Do this -
Without the pictures, please reproduce only the lines from the one with "drawn with matplotlib." through the one with "from matplotlib.patches import FancyBboxPatch", both included.

Data supplied -

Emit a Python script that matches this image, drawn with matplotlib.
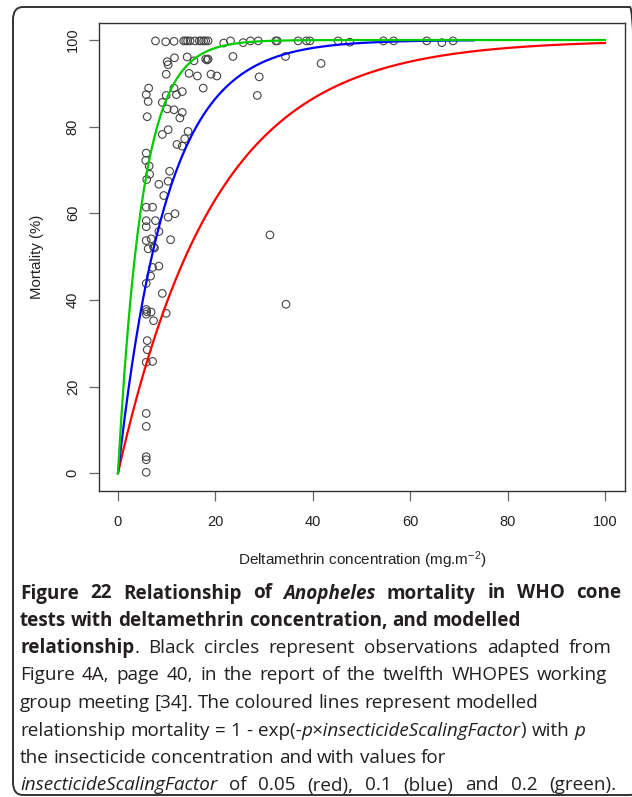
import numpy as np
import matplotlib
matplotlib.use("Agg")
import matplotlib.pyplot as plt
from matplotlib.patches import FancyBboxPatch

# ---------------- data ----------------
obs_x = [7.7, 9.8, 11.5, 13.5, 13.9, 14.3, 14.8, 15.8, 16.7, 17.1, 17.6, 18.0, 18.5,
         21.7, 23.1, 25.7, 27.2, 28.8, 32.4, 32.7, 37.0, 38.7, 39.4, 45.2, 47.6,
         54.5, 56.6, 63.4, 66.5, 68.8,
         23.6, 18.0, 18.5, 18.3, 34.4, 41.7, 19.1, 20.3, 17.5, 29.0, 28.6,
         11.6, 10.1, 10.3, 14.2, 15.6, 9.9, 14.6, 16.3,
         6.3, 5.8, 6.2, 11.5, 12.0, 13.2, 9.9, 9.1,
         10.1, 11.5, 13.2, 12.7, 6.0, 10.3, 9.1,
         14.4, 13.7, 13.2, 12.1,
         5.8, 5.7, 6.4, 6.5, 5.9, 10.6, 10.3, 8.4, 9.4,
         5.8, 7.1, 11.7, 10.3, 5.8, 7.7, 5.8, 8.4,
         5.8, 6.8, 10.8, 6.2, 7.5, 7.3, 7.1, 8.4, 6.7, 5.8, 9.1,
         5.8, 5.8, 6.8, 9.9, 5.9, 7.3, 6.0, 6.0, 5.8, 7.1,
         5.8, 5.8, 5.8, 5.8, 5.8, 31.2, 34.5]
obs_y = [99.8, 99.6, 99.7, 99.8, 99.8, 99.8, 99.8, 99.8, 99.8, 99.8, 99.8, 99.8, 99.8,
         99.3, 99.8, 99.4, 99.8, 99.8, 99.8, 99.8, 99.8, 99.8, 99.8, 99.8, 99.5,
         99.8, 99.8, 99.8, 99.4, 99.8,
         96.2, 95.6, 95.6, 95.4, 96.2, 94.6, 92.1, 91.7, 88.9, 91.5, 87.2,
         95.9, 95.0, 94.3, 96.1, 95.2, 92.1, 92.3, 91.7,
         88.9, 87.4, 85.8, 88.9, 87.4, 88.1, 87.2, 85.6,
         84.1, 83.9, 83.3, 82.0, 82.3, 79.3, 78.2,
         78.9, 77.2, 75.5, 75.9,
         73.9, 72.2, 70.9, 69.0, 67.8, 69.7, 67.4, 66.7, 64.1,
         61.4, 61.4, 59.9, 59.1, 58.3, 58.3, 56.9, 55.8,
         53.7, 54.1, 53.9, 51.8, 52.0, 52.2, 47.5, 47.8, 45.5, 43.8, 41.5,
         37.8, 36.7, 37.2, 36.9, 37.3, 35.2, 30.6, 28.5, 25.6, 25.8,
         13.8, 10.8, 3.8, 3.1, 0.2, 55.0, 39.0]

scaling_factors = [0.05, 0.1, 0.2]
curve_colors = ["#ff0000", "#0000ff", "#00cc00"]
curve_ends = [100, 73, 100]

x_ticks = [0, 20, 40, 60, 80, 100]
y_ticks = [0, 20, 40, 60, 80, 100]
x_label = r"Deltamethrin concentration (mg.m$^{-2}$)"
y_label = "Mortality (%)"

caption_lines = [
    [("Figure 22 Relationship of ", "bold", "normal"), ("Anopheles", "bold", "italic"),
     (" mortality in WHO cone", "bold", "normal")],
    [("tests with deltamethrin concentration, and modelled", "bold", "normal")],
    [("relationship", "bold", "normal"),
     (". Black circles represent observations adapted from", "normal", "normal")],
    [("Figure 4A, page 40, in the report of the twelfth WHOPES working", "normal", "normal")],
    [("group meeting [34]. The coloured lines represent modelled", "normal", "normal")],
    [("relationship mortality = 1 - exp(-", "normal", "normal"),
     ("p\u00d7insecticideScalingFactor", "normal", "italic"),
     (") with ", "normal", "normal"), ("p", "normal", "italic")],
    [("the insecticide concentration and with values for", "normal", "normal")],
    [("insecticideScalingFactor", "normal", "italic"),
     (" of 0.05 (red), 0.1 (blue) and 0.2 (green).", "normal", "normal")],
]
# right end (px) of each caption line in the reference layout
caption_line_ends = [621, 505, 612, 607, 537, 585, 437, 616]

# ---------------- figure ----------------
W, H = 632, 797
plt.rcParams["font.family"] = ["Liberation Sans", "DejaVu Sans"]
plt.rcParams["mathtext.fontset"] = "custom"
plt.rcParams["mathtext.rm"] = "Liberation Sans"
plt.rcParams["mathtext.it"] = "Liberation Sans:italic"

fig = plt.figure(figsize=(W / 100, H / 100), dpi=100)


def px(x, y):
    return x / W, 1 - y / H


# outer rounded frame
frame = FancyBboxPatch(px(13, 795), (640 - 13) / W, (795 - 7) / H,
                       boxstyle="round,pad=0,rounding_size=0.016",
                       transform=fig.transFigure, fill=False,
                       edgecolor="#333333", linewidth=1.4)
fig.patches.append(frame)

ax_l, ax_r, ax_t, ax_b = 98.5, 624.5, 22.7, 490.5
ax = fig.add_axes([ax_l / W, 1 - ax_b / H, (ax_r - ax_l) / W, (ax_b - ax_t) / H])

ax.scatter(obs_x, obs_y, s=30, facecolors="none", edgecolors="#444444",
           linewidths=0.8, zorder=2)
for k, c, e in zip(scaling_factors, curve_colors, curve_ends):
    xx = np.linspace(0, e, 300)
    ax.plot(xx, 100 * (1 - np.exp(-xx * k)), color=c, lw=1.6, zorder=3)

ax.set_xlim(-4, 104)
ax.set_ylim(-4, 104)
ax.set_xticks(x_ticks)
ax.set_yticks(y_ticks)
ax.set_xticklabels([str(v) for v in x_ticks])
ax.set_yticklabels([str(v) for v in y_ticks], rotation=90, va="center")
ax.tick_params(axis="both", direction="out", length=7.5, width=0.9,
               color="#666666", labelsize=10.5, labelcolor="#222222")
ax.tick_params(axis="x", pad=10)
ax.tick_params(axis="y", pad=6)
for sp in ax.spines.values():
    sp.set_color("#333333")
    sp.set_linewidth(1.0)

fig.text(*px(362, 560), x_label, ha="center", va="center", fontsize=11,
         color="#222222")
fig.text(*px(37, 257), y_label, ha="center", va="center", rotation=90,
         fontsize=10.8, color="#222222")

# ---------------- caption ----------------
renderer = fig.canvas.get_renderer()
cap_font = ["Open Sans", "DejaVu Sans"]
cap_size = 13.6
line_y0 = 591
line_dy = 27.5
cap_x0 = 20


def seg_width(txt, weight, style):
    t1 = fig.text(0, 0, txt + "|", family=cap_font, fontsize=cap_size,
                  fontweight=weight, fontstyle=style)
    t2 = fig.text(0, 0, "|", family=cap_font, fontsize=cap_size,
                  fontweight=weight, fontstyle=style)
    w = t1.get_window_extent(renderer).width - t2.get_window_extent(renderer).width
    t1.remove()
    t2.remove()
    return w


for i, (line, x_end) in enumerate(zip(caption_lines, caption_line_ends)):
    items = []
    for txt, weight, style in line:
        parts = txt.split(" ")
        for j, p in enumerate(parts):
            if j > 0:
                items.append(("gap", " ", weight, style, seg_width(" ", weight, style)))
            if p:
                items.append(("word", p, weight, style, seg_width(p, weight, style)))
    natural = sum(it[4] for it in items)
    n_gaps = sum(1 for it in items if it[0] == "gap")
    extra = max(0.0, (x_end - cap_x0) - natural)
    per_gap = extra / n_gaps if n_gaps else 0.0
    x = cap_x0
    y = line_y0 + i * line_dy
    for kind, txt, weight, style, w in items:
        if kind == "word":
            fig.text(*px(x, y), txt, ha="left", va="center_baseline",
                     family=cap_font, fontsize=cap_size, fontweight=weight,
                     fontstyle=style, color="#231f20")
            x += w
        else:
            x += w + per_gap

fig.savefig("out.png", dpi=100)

...

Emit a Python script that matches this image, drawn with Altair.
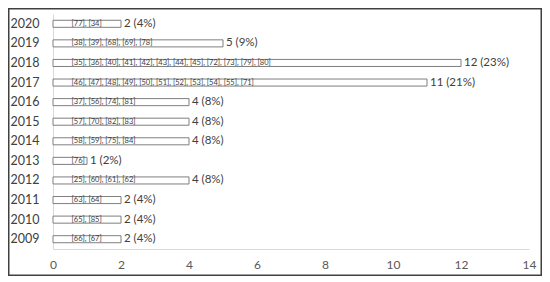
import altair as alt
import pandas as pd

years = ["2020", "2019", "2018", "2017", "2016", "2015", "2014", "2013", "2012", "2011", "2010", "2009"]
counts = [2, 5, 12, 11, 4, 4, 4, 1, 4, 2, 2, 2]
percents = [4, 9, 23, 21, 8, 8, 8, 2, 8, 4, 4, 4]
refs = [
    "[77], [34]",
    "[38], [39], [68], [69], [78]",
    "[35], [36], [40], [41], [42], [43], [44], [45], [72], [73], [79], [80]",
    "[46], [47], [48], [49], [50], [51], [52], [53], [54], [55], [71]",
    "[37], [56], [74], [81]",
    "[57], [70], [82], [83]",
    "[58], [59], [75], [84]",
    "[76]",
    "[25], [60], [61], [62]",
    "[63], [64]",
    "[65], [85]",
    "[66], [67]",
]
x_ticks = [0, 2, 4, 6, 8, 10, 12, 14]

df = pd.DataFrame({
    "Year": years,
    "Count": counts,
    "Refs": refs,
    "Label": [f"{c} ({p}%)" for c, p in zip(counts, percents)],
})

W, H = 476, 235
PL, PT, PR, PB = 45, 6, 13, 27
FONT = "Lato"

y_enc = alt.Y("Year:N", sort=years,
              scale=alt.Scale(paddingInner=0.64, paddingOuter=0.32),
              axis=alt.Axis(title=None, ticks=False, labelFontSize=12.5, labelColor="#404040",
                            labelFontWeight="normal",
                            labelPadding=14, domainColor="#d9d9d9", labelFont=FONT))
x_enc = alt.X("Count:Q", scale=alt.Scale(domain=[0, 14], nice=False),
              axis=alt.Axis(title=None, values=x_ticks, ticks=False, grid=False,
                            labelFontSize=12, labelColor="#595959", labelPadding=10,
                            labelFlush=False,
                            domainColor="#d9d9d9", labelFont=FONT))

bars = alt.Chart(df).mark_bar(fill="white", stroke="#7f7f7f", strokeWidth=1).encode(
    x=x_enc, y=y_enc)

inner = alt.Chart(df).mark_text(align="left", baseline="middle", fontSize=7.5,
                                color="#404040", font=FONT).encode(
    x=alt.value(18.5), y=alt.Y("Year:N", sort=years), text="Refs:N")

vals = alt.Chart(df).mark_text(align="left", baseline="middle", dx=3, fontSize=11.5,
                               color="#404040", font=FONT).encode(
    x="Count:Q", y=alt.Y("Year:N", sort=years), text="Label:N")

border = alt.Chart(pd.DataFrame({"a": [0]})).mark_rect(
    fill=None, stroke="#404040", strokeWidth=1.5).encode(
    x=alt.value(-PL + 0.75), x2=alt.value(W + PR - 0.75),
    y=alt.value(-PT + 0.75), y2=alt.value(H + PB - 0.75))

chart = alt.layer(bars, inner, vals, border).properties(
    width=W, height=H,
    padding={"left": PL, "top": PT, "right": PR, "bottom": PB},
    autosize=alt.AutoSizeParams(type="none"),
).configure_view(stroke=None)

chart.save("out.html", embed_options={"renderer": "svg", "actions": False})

Output for this task -
Emit a Python script that matches this image, drawn with matplotlib.
import numpy as np
import matplotlib
matplotlib.use("Agg")
import matplotlib.pyplot as plt
from matplotlib.patches import FancyBboxPatch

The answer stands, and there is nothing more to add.